E sendo Lampião seu chefe, o absoluto comandante e idealizador das ações, dos ataques e contra-ataques, então seria o mais desalmado de todos, um ser nascido para espalhar a maldade e a morte pelos rincões sertanejos. Na contramão da verdade, chegam mesmo a concluir que em gente nascida assim e com destino de crueldade como sina seria impensável um sorriso, uma palavra afetuosa, um gesto de cordialidade. 

E o que é pior, pois ainda erroneamente imaginam que sendo um desalmado, um bruto, uma bestialidade, deixa de ter os sentimentos básicos do ser humano para só pensar em maldade, em matar, em trucidar quem encontrar pela frente.

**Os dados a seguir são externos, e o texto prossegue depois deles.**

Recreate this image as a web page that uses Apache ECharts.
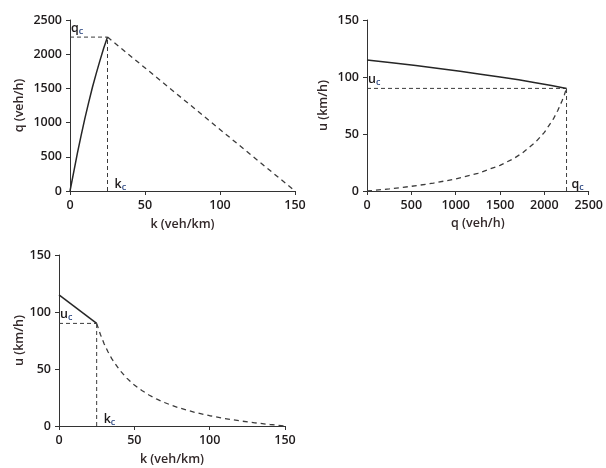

Ledo engano, pois cangaceiro também vitimado pelas angústias, aflições, temores, agonias e todos os tipos possíveis de expiações.

Certamente que Lampião não enveredou pelos caminhos cangaceiros simplesmente porque achava bonito ou porque, na sua jovialidade, tencionava ter uma vida errante pelos perigosos e amedrontadores labirintos nordestinos. Do mesmo modo, não se imagine que numa manhã abriu a porta de casa, pegou seu saco de viagem, e saiu mundo afora sem ter motivação alguma para tal. Nada disso prevalece diante da certeza do quanto o seu coração estava magoado quando decidiu abraçar o cangaço.

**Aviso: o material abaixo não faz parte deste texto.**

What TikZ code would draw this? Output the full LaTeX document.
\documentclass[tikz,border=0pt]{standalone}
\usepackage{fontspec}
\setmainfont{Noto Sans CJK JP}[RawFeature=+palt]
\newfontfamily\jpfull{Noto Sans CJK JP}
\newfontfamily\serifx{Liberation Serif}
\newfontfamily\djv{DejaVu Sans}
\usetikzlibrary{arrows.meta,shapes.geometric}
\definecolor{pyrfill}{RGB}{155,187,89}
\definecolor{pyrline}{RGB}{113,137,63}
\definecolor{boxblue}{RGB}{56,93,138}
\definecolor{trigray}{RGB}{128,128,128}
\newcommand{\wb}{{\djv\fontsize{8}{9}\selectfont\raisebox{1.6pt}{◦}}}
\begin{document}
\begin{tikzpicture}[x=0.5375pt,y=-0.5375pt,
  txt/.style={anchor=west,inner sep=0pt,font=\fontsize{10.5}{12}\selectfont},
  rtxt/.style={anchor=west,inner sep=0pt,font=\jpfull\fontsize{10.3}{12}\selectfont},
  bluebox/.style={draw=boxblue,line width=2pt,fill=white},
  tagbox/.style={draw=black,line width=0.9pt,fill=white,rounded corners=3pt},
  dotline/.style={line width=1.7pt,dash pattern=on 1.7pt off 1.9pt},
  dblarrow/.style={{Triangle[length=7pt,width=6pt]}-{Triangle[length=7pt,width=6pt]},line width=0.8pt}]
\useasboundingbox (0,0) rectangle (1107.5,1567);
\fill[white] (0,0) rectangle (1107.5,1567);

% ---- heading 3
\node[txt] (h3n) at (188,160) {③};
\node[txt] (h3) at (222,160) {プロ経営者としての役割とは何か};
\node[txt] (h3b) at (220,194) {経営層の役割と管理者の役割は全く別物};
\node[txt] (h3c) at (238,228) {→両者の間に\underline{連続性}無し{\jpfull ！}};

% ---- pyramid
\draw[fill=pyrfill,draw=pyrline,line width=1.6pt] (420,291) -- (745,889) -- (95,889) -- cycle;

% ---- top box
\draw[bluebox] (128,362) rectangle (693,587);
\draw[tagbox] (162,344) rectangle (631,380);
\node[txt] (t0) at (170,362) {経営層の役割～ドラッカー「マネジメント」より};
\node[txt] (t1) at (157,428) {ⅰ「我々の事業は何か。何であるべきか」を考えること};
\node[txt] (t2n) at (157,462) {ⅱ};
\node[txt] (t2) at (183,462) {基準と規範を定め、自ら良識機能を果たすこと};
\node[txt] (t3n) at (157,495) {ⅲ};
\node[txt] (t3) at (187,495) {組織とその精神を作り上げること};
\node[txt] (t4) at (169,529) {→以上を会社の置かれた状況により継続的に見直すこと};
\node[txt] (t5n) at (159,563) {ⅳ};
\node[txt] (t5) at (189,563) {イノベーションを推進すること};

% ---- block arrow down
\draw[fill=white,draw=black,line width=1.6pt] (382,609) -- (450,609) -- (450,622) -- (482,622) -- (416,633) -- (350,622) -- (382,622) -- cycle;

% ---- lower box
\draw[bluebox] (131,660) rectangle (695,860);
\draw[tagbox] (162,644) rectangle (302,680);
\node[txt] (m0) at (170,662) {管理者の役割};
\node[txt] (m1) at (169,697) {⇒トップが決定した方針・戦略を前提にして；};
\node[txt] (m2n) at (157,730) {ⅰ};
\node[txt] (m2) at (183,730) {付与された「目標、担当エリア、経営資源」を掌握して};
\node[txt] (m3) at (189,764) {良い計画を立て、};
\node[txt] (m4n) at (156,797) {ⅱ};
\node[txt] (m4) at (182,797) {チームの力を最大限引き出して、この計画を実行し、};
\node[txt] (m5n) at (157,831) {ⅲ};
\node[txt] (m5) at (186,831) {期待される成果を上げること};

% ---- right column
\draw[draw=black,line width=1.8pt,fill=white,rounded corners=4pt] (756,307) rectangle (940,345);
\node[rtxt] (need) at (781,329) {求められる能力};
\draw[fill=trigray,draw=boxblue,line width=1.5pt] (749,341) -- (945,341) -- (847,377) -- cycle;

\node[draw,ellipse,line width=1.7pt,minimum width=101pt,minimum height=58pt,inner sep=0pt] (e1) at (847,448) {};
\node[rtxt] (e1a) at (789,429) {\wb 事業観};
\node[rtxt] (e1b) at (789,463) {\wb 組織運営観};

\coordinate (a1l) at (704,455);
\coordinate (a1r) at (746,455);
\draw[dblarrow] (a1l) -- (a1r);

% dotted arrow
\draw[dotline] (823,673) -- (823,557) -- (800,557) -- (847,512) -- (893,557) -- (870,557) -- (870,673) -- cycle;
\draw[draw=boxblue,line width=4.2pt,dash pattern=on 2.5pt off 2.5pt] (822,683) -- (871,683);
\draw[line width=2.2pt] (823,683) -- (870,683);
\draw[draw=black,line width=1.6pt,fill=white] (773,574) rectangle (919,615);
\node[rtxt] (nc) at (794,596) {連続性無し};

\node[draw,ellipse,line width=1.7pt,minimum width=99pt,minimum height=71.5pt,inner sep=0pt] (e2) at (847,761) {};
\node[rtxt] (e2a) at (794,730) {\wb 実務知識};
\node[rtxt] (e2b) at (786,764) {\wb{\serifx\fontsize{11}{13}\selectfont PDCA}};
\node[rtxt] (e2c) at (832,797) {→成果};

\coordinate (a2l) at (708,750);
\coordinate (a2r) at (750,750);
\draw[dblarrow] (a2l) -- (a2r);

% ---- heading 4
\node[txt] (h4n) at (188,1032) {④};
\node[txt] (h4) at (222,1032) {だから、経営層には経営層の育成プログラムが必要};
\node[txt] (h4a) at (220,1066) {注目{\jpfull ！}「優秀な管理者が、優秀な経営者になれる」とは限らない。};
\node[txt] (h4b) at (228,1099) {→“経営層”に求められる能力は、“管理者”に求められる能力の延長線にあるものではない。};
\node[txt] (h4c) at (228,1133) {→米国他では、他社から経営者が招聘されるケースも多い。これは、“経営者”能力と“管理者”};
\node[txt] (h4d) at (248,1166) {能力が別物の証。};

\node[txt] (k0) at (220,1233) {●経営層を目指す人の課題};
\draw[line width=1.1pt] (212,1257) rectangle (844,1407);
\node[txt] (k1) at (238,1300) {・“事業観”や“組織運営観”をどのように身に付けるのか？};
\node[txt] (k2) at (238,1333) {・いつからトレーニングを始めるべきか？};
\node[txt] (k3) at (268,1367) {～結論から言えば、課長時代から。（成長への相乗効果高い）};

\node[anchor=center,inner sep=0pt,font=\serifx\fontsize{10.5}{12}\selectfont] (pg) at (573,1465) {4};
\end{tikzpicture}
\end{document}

Coração magoado, cheio de dor, de revolta contra as injustiças continuamente perpetradas contra sua família. Pessoas simples, humildes, trabalhadores, raiz de muitos irmãos que de repente se viu esfacelada pela perseguição dos poderosos. Quando o sangue começou a jorrar vitimando os seus, então o sujeito pacato se fez homem valente para enfrentar não só aqueles algozes, mas também as injustiças que se alastravam pelos rincões nordestinos.

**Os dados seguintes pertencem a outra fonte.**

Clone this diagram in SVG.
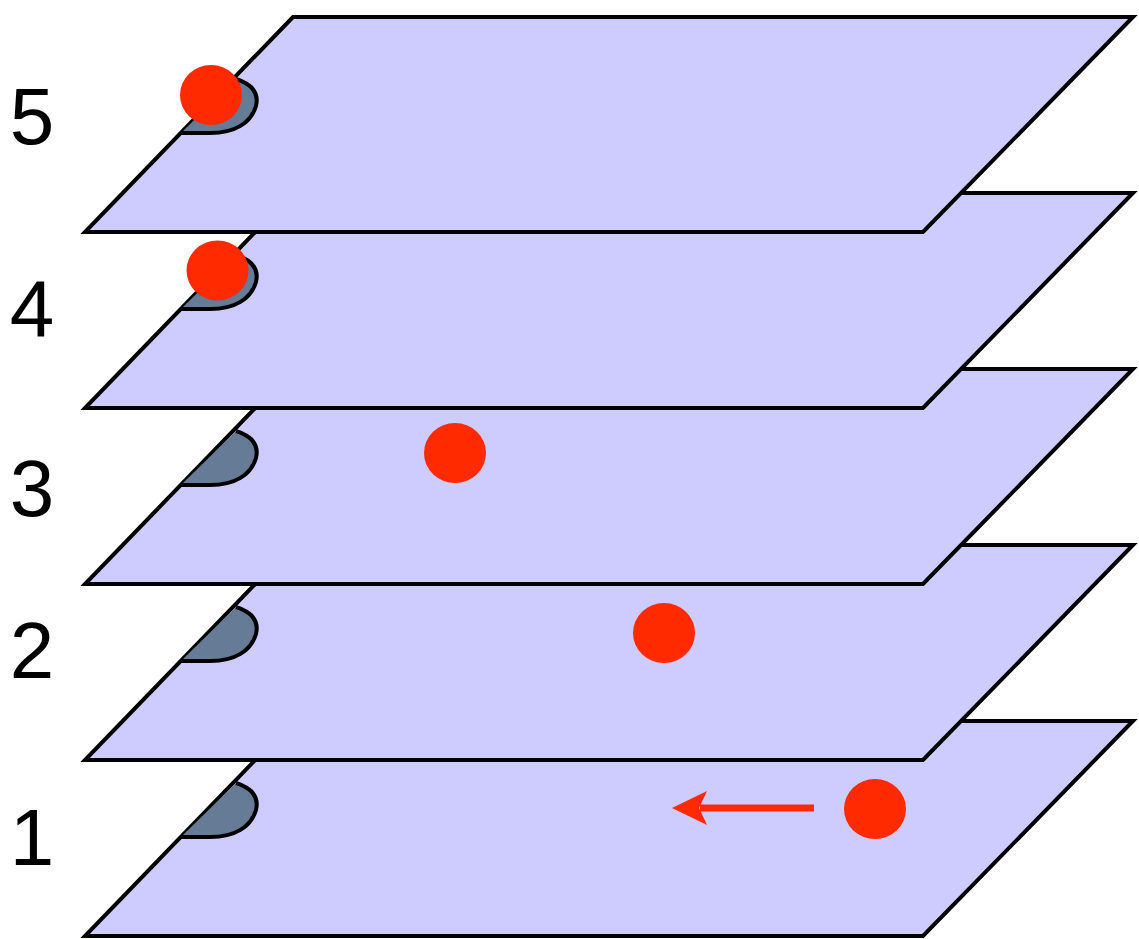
<svg xmlns="http://www.w3.org/2000/svg" width="1139" height="939" viewBox="0 0 1139 939">
<style>
.plane{fill:#cecbff;stroke:#000;stroke-width:4;stroke-linejoin:miter}
.tab{fill:#667b95;stroke:#000;stroke-width:4;stroke-linejoin:round}
.dot{fill:#ff2a00}
.lbl{font-family:"Gill Sans","Liberation Sans",Arial,sans-serif;font-size:80px;fill:#000;text-anchor:middle}
</style>
<defs>
<g id="layer">
<polygon class="plane" points="293,0 1133,0 923,215 85,215"/>
<path class="tab" d="M236,62 C252,67 259,76 256,89 C251,106 235,116 210,116 L181,116"/>
</g>
</defs>
<g id="layer1" transform="translate(0,721)"><use href="#layer"/></g>
<g id="layer2" transform="translate(0,545)"><use href="#layer"/></g>
<g id="layer3" transform="translate(0,369)"><use href="#layer"/></g>
<g id="layer4" transform="translate(0,193)"><use href="#layer"/></g>
<g id="layer5" transform="translate(0,17)"><use href="#layer"/></g>
<g id="labels">
<text class="lbl" x="32" y="144">5</text>
<text class="lbl" x="32" y="336">4</text>
<text class="lbl" x="32" y="516">3</text>
<text class="lbl" x="32" y="678">2</text>
<text class="lbl" x="32" y="865">1</text>
</g>
<g id="dots">
<ellipse class="dot" cx="211" cy="95" rx="31" ry="30"/>
<ellipse class="dot" cx="217.5" cy="270.5" rx="31" ry="30"/>
<ellipse class="dot" cx="455" cy="453" rx="31" ry="30"/>
<ellipse class="dot" cx="664" cy="633" rx="31" ry="30"/>
<ellipse class="dot" cx="875" cy="809" rx="31" ry="30"/>
</g>
<g id="connectors">
<line x1="814" y1="808" x2="700" y2="808" stroke="#ff2a00" stroke-width="7"/>
<polygon points="672,808 707,791 699,808 707,825" fill="#ff2a00"/>
</g>
</svg>
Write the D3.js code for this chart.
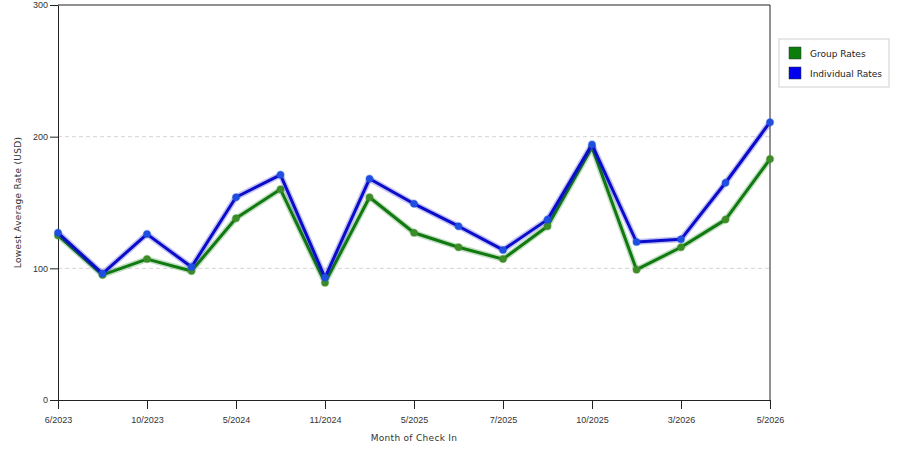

Na dor, na revolta, aprendeu a ter sentimentos. Primeiro sentir e se revoltar com as injustiças praticadas contra o seu berço, o seu leito familiar; depois perceber que as fragilidades sociais e econômicas de alguns só se igualam na balança dos poderosos na medida do enfrentamento, da violência se preciso fosse; e por último sentir – e eis o que mais lhe dilacerava e atormentava – que a honra do homem e a sua busca pela justiça somente poderia ser construída através do derramamento de sangue. E ele vivia nesse lamaçal sangrenta mas não queria assim.

E não queria assim porque não entrou no cangaço para ser matador, bandido, reles pistoleiro. Do ódio trazido daqueles acontecimentos familiares, pensava apenas em combater as atrocidades, mas não sair por aí vitimando qualquer um. E quando se tornou chefe de bando e logo reconhecido como o maior dos cangaceiros, ainda assim não havia modificado seu pensamento sobre o que ser e o que fazer na vida cangaceira.

E eis que neste aspecto ressurge a ideia sanguinária do cangaço, mas esquecendo, contudo, que sob o comando de Lampião o cangaço já havia deixado de ser caracterizado como grupo de assalto, bando de malfeitores, para se transformar num bando de perseguidos. Toda a construção negativa do cangaço era fruto do passado meramente sangrento do banditismo, cujos líderes tinham concepções chegadas à violência pela violência.

Quando Lampião – talvez até mesmo pelas distorções vivenciadas na facção que fazia parte – optou por marchar sozinho, e tendo logicamente alguns seguidores, e também pelo esfacelamento dos outros grupos existentes, teve que trazer no embornal todo um cabedal negativo que caracterizava o cangaço até então. Por culpa dos outros, o seu grupo, ainda que como líder agisse de forma totalmente diferente, começou a ser perseguido com uma voracidade jamais vista.

As perseguições empreendidas pelas forças de segurança, através das chamadas polícias volantes, deixaram Lampião sem opções. Ora, se o Capitão objetivava acima de tudo uma luta ferrenha para combater os abusos praticados contra os pobres sertanejos, enfrentando os algozes latifundiários e poderosos coronéis nordestinos, teve que mudar de foco para responder, com a mesma força e com a mesma violência, os ataques dos seus perseguidores.

Nesse desvio de rota, caminhando por veredas que não desejava, o que se viu foi um rio de sangue correndo debaixo das catingueiras, espichando por cima de mandacarus e xiquexiques. Nessa caminhada de fuga e ataque, tendo que responder à bala o disparo proferido, ou tendo que atacar primeiro para não ser surpreendido depois, alastrou-se a violência de tal modo que todo o sertão se amedrontava.


Não só pela necessidade de usar da máxima violência contra a também e superior violência recebida, mas também pelo fato de que ao cangaço eram imputadas ações sangrentas que jamais haviam praticado, pois tudo numa trama infernal da maioria dos comandantes das volantes, tudo isso fazia com que Lampião se tornasse cada vez mais num indivíduo propenso ao sofrimento, à dor, à tristeza.

Talvez as pedras, os espinhos e mandacarus tenham ouvido suas confissões quase que silenciosas. Mas somente a lua testemunhou o quanto essa aflição escorria pelo canto dos olhos. Talvez o Capitão ou o rei dos cangaceiros tentasse fingir, mas a verdade é que Lampião chorava.